(This was originally posted to the Home for Good blog.)
Last week, the Senate Banking Committee announced a new bipartisan agreement to overhaul our nation’s housing finance system by restructuring government-sponsored enterprises (GSEs) Fannie Mae and Freddie Mac. The draft discussion bill, authored by Committee Chairman Tim Johnson (D-S.D.) and Ranking Member Mike Crapo (R-Idaho) (Johnson-Crapo), preserves the 30-year fixed mortgage and takes concrete steps to prevent a future housing crisis.
While we welcome these meaningful steps toward sustainable housing finance reform, the Johnson-Crapo draft contains shortcomings that reduce affordable access to credit for Latino families and underserved communities.
Under the proposed system, Fannie Mae and Freddie Mac would be dissolved and replaced with private capital overseen by a new government-backed mortgage-bond insurer and regulatory agency called the Federal Mortgage Insurance Corporation (FMIC).
Modeled after the FDIC, which insures bank deposits, the FMIC would provide a government guarantee for mortgages while private firms would be required to accept losses of up to 10 percent of capital. In exchange for the guarantee, firms would pay a small 0.1 percent fee on all mortgage securities to fund affordable housing and community development. This small fee would finally fund the National Housing Trust Fund and the Capital Magnet Fund, two essential affordable housing programs that NCLR has long advocated for. These funds have the potential to make significant, much-needed investments in affordable housing, yet they have never been funded since their inception more than five years ago.
Though the bill contains numerous bright spots for the Latino community, Johnson-Crapo also removes beneficial features that exist in the current housing finance system under Fannie Mae and Freddie Mac. These features should be reworked in the Johnson-Crapo proposal to make affordable housing a real priority for housing finance reform.
One example is that Fannie Mae and Freddie Mac maintain a “duty to serve” the entire housing market, and as part of their public mission, they are required to provide financing for affordable housing. In contrast, the Johnson-Crapo system replaces this duty to serve and its affordability goals with an incentive-based fee structure to fund affordable housing programs. This mechanism, while creative, may not sufficiently address our current and future affordable housing needs. The fee can be raised or lowered based on how well entities perform in lending to underserved borrowers, but the criteria for who is considered high-performing is unclear. This could lead to the housing market not adequately serving the Latino community.
With regard to fair housing and fair lending, Johnson-Crapo does not explicitly prohibit involved entities from discrimination based on race, gender, national origin, familial status, and other characteristics. Failing to include such statements, combined with a lack of a strong regulatory body and transparency requirements, could create a recipe for failure to achieve fair lending that is free of discrimination.

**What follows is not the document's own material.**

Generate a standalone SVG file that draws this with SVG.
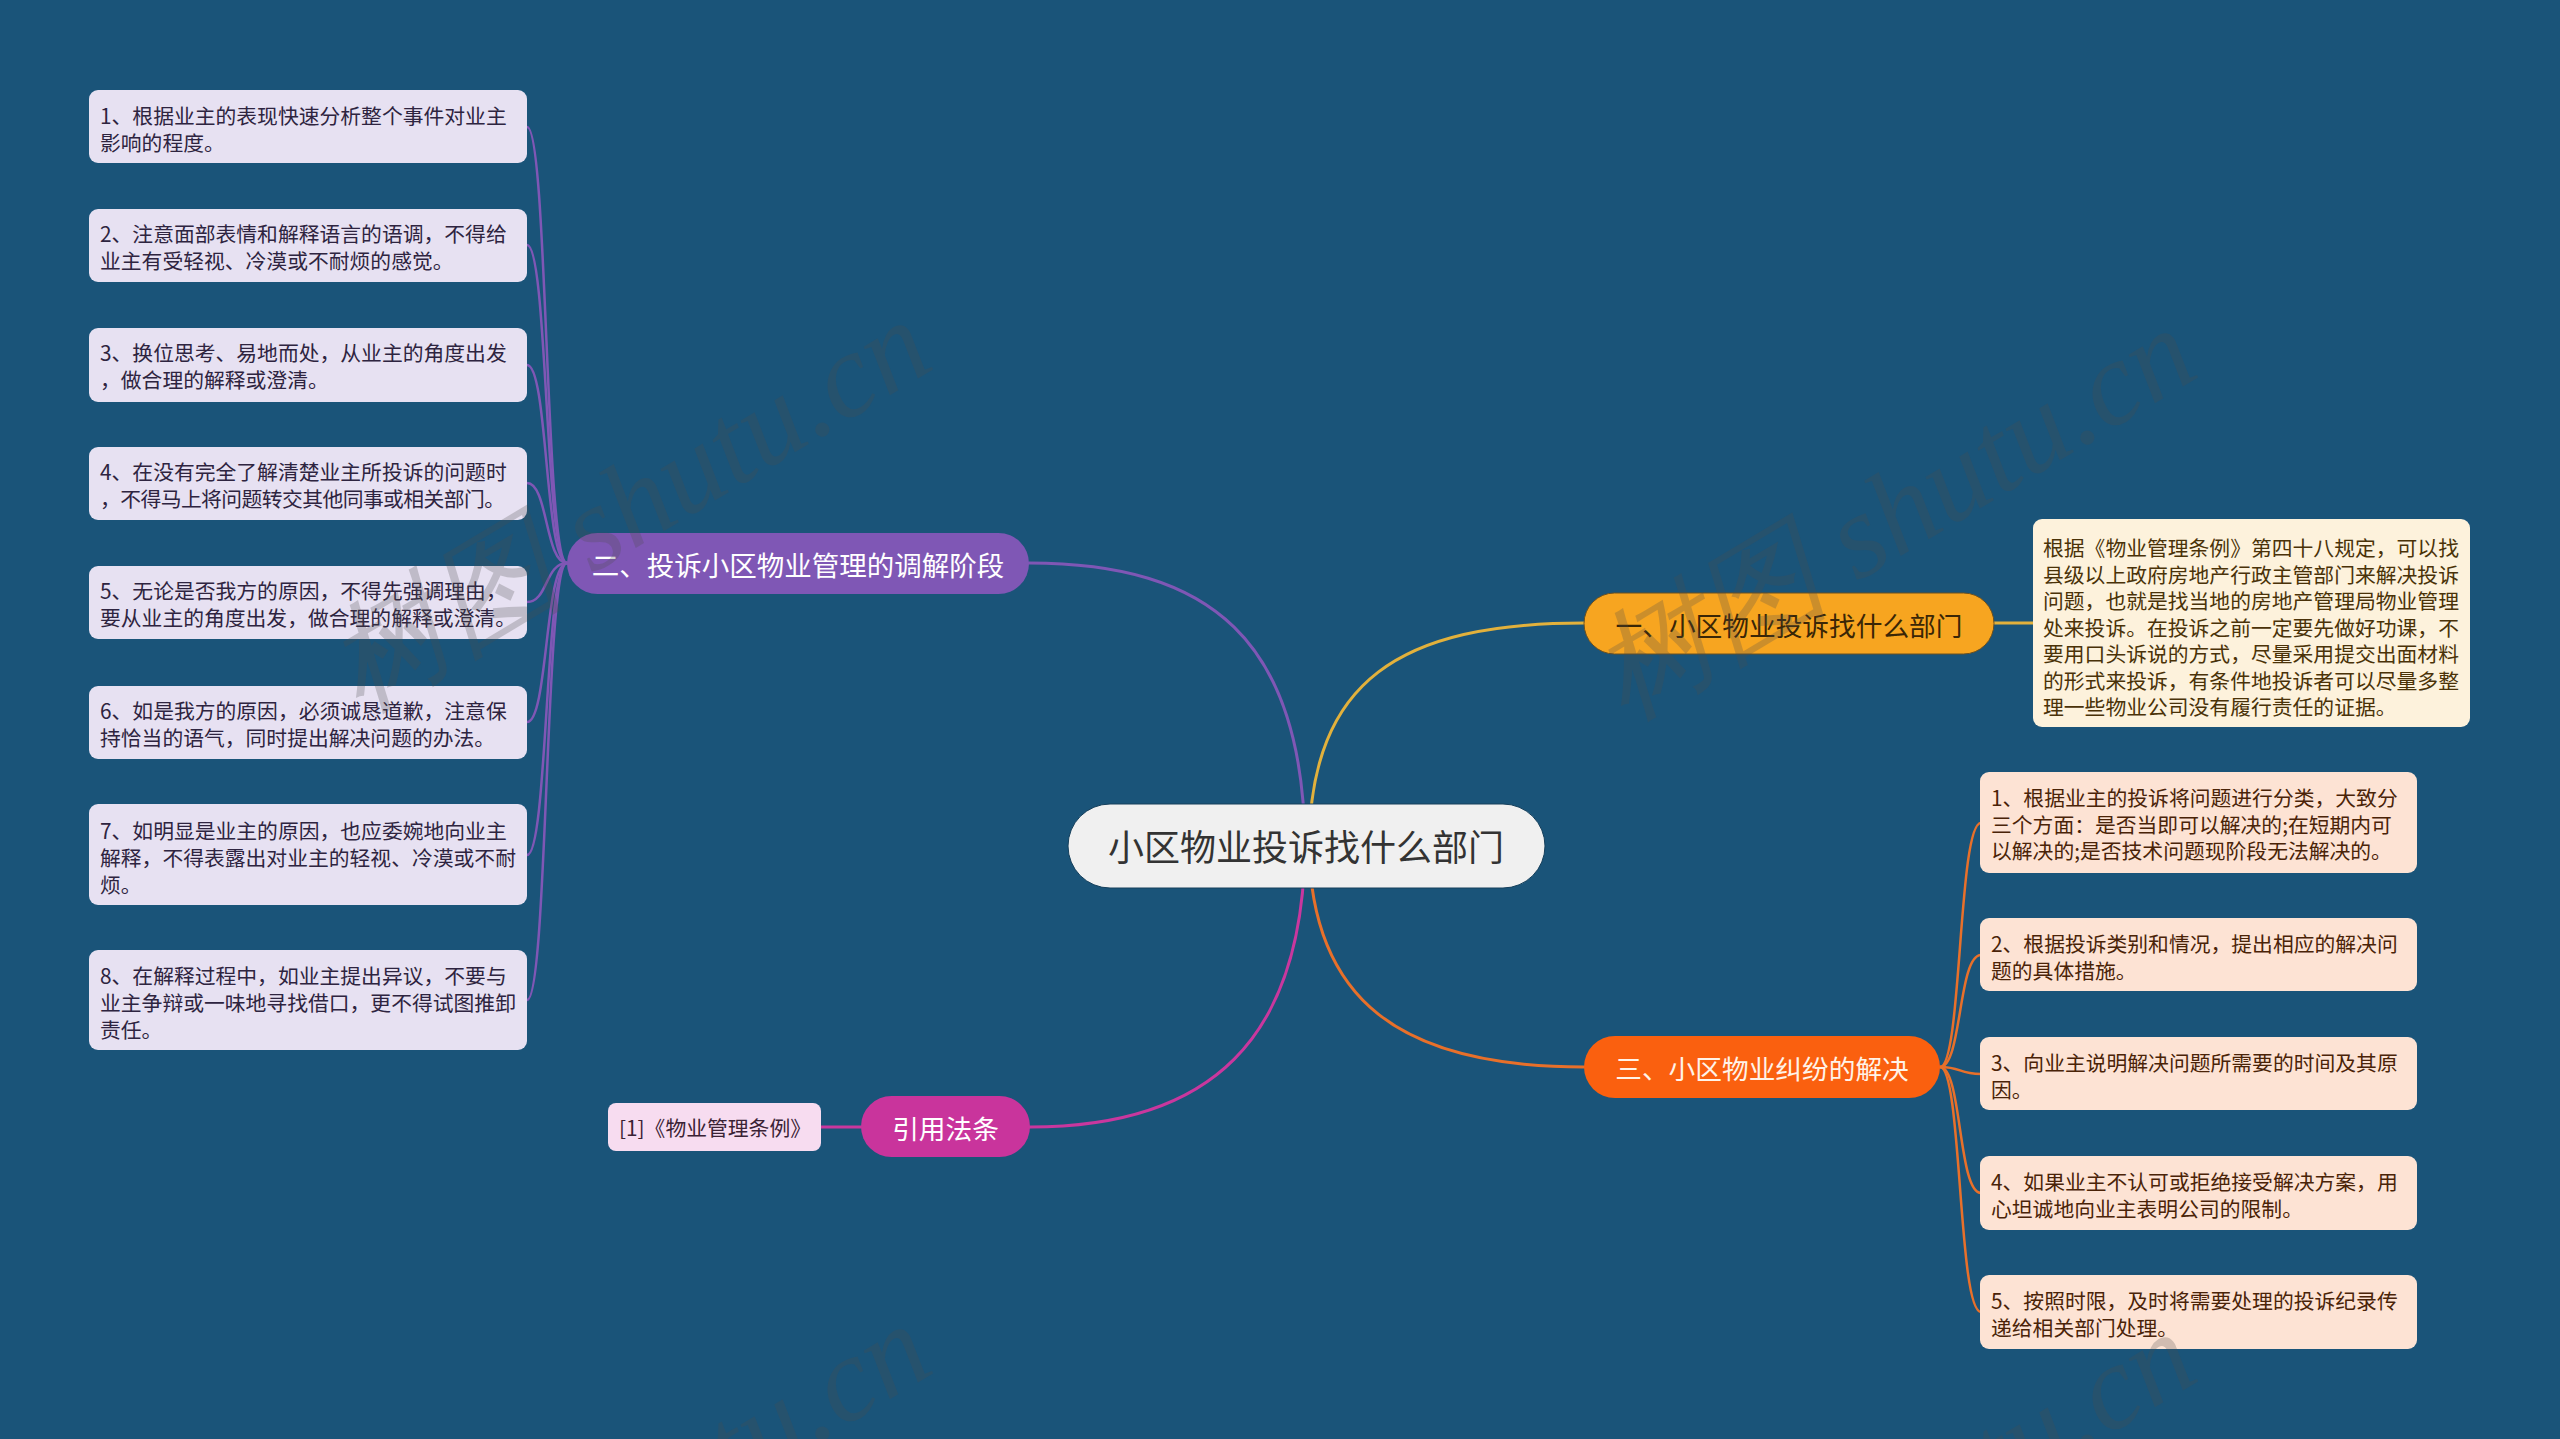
<svg xmlns="http://www.w3.org/2000/svg" width="2560" height="1439" viewBox="0 0 2560 1439">
<style>
text{font-family:"Noto Sans CJK SC","Noto Sans",sans-serif}
.bx{font-size:20.8px;dominant-baseline:central}
.lb{fill:#E7E1F2}
.lt{fill:#2E2440}
.rb{fill:#FDE3D4}
.rt{fill:#4A2308}
.db{fill:#FDF2DC}
.dt{fill:#4A3208}
.pill{font-size:26.7px;text-anchor:middle;dominant-baseline:central}
.big{font-size:27.5px;text-anchor:middle;dominant-baseline:central}
.ctr{font-size:36px;text-anchor:middle;dominant-baseline:central}
.wm{font-family:"Liberation Serif",serif;font-size:120px;fill:#4d4d4d;opacity:0.25;text-anchor:middle;font-style:italic}
.c{fill:none;stroke-linecap:round}
</style>
<rect width="2560" height="1439" fill="#1A5479"/>
<g id="connectors">
  <path class="c" stroke="#7F57B5" stroke-width="3" d="M1305,845 C1303,640 1210,563 1029,563"/>
  <path class="c" stroke="#E2B13C" stroke-width="3" d="M1309,845 C1311,680 1400,623 1584,623"/>
  <path class="c" stroke="#E8702A" stroke-width="3" d="M1309,845 C1311,1000 1400,1067 1584,1067"/>
  <path class="c" stroke="#C9379E" stroke-width="3" d="M1305,845 C1303,1040 1210,1127 1030,1127"/>
  <g stroke="#7F57B5" stroke-width="2.5" class="c">
    <path class="c" d="M567,563 C545,563 548,127 527,127"/>
    <path class="c" d="M567,563 C545,563 548,245 527,245"/>
    <path class="c" d="M567,563 C545,563 548,365 527,365"/>
    <path class="c" d="M567,563 C545,563 548,483 527,483"/>
    <path class="c" d="M567,563 C545,563 548,602 527,602"/>
    <path class="c" d="M567,563 C545,563 548,722 527,722"/>
    <path class="c" d="M567,563 C545,563 548,855 527,855"/>
    <path class="c" d="M567,563 C545,563 548,1000 527,1000"/>
  </g>
  <g stroke="#E8702A" stroke-width="2.5" class="c">
    <path class="c" d="M1940,1067 C1962,1067 1958,823 1981,823"/>
    <path class="c" d="M1940,1067 C1962,1067 1958,955 1981,955"/>
    <path class="c" d="M1940,1067 C1962,1067 1958,1074 1981,1074"/>
    <path class="c" d="M1940,1067 C1962,1067 1958,1193 1981,1193"/>
    <path class="c" d="M1940,1067 C1962,1067 1958,1312 1981,1312"/>
  </g>
  <path class="c" stroke="#E2B13C" stroke-width="3" d="M1994,623 L2033,623"/>
  <path class="c" stroke="#C9379E" stroke-width="3" d="M821,1127 L861,1127"/>
</g>

<g id="center">
  <rect x="1068" y="804" width="477" height="84" rx="42" fill="#F0F0F0" stroke="#16405c" stroke-width="1"/>
  <text class="ctr" x="1306" y="845" fill="#333333">小区物业投诉找什么部门</text>
</g>

<g id="branch2">
  <rect x="567" y="533" width="462" height="61" rx="30.5" fill="#7F57B5"/>
  <text class="big" x="798" y="564" fill="#FFFFFF">二、投诉小区物业管理的调解阶段</text>
</g>

<g id="branch1">
  <rect x="1584" y="593" width="410" height="61" rx="30.5" fill="#F7A520" stroke="#6b5020" stroke-width="1"/>
  <text class="pill" x="1789" y="624" fill="#3A2606">一、小区物业投诉找什么部门</text>
</g>

<g id="branch3">
  <rect x="1584" y="1036" width="356" height="62" rx="31" fill="#FA600F"/>
  <text class="pill" x="1762" y="1067" fill="#FFF3E8">三、小区物业纠纷的解决</text>
</g>

<g id="branch4">
  <rect x="861" y="1096" width="169" height="61" rx="30.5" fill="#C9349C"/>
  <text class="pill" x="945.5" y="1127" fill="#FFFFFF">引用法条</text>
</g>

<g id="ref1">
  <rect x="608" y="1103" width="213" height="48" rx="8" fill="#F7DCF0"/>
  <text class="bx" x="619" y="1127" fill="#3A2234">[1]《物业管理条例》</text>
</g>

<g id="left1"><rect class="lb" x="89" y="90" width="438" height="73" rx="9"/>
  <text class="bx lt" x="100"><tspan x="100" y="115">1、根据业主的表现快速分析整个事件对业主</tspan><tspan x="100" y="142">影响的程度。</tspan></text></g>
<g id="left2"><rect class="lb" x="89" y="209" width="438" height="73" rx="9"/>
  <text class="bx lt" x="100"><tspan x="100" y="233">2、注意面部表情和解释语言的语调，不得给</tspan><tspan x="100" y="260">业主有受轻视、冷漠或不耐烦的感觉。</tspan></text></g>
<g id="left3"><rect class="lb" x="89" y="328" width="438" height="74" rx="9"/>
  <text class="bx lt" x="100"><tspan x="100" y="352">3、换位思考、易地而处，从业主的角度出发</tspan><tspan x="100" y="379">，做合理的解释或澄清。</tspan></text></g>
<g id="left4"><rect class="lb" x="89" y="447" width="438" height="73" rx="9"/>
  <text class="bx lt" x="100" y="471">4、在没有完全了解清楚业主所投诉的问题时</text>
  <text class="bx lt" x="100" y="498" textLength="405" lengthAdjust="spacing">，不得马上将问题转交其他同事或相关部门。</text></g>
<g id="left5"><rect class="lb" x="89" y="566" width="438" height="73" rx="9"/>
  <text class="bx lt" x="100"><tspan x="100" y="590">5、无论是否我方的原因，不得先强调理由，</tspan><tspan x="100" y="617">要从业主的角度出发，做合理的解释或澄清。</tspan></text></g>
<g id="left6"><rect class="lb" x="89" y="686" width="438" height="73" rx="9"/>
  <text class="bx lt" x="100"><tspan x="100" y="710">6、如是我方的原因，必须诚恳道歉，注意保</tspan><tspan x="100" y="737">持恰当的语气，同时提出解决问题的办法。</tspan></text></g>
<g id="left7"><rect class="lb" x="89" y="804" width="438" height="101" rx="9"/>
  <text class="bx lt" x="100"><tspan x="100" y="830">7、如明显是业主的原因，也应委婉地向业主</tspan><tspan x="100" y="857">解释，不得表露出对业主的轻视、冷漠或不耐</tspan><tspan x="100" y="884">烦。</tspan></text></g>
<g id="left8"><rect class="lb" x="89" y="950" width="438" height="100" rx="9"/>
  <text class="bx lt" x="100"><tspan x="100" y="975">8、在解释过程中，如业主提出异议，不要与</tspan><tspan x="100" y="1002">业主争辩或一味地寻找借口，更不得试图推卸</tspan><tspan x="100" y="1029">责任。</tspan></text></g>

<g id="detail1"><rect class="db" x="2033" y="519" width="437" height="208" rx="9"/>
  <text class="bx dt"><tspan x="2043" y="547">根据《物业管理条例》第四十八规定，可以找</tspan><tspan x="2043" y="573.5">县级以上政府房地产行政主管部门来解决投诉</tspan><tspan x="2043" y="600">问题，也就是找当地的房地产管理局物业管理</tspan><tspan x="2043" y="626.5">处来投诉。在投诉之前一定要先做好功课，不</tspan><tspan x="2043" y="653">要用口头诉说的方式，尽量采用提交出面材料</tspan><tspan x="2043" y="679.5">的形式来投诉，有条件地投诉者可以尽量多整</tspan><tspan x="2043" y="706">理一些物业公司没有履行责任的证据。</tspan></text></g>

<g id="right1"><rect class="rb" x="1980" y="772" width="437" height="101" rx="9"/>
  <text class="bx rt"><tspan x="1991" y="797">1、根据业主的投诉将问题进行分类，大致分</tspan><tspan x="1991" y="823.5">三个方面：是否当即可以解决的;在短期内可</tspan><tspan x="1991" y="850">以解决的;是否技术问题现阶段无法解决的。</tspan></text></g>
<g id="right2"><rect class="rb" x="1980" y="918" width="437" height="73" rx="9"/>
  <text class="bx rt"><tspan x="1991" y="943">2、根据投诉类别和情况，提出相应的解决问</tspan><tspan x="1991" y="969.5">题的具体措施。</tspan></text></g>
<g id="right3"><rect class="rb" x="1980" y="1037" width="437" height="73" rx="9"/>
  <text class="bx rt"><tspan x="1991" y="1062">3、向业主说明解决问题所需要的时间及其原</tspan><tspan x="1991" y="1088.5">因。</tspan></text></g>
<g id="right4"><rect class="rb" x="1980" y="1156" width="437" height="74" rx="9"/>
  <text class="bx rt"><tspan x="1991" y="1181">4、如果业主不认可或拒绝接受解决方案，用</tspan><tspan x="1991" y="1207.5">心坦诚地向业主表明公司的限制。</tspan></text></g>
<g id="right5"><rect class="rb" x="1980" y="1275" width="437" height="74" rx="9"/>
  <text class="bx rt"><tspan x="1991" y="1300">5、按照时限，及时将需要处理的投诉纪录传</tspan><tspan x="1991" y="1326.5">递给相关部门处理。</tspan></text></g>

<g id="watermark">
  <text class="wm" transform="translate(649,540) rotate(-31)">树图 shutu.cn</text>
  <text class="wm" transform="translate(1914,548) rotate(-31)">树图 shutu.cn</text>
  <text class="wm" transform="translate(649,1544) rotate(-31)">树图 shutu.cn</text>
  <text class="wm" transform="translate(1914,1552) rotate(-31)">树图 shutu.cn</text>
</g>
</svg>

Finally, the proposal does not incorporate the proven benefits of housing counseling in a post-GSE landscape. Research shows that homeowners who work with qualified housing counselors are less likely to be delinquent on their mortgages. When faced with foreclosure, they’re more likely to receive modifications. If the FMIC replaces the GSEs, the new agency should integrate housing counseling into its programs.
As debate begins on the merits of the Johnson-Crapo bill, Congress should not forget that a strong and sustainable commitment to fair lending and affordable housing is crucial to the well-being of not just the Latino community and other underserved groups, but the entire economy. Communities of color were affected most severely during the housing crisis, and they deserve a chance to rebuild what was lost. More importantly, these communities are the future of the housing market. If it is going to succeed, the new housing system cannot shut them out.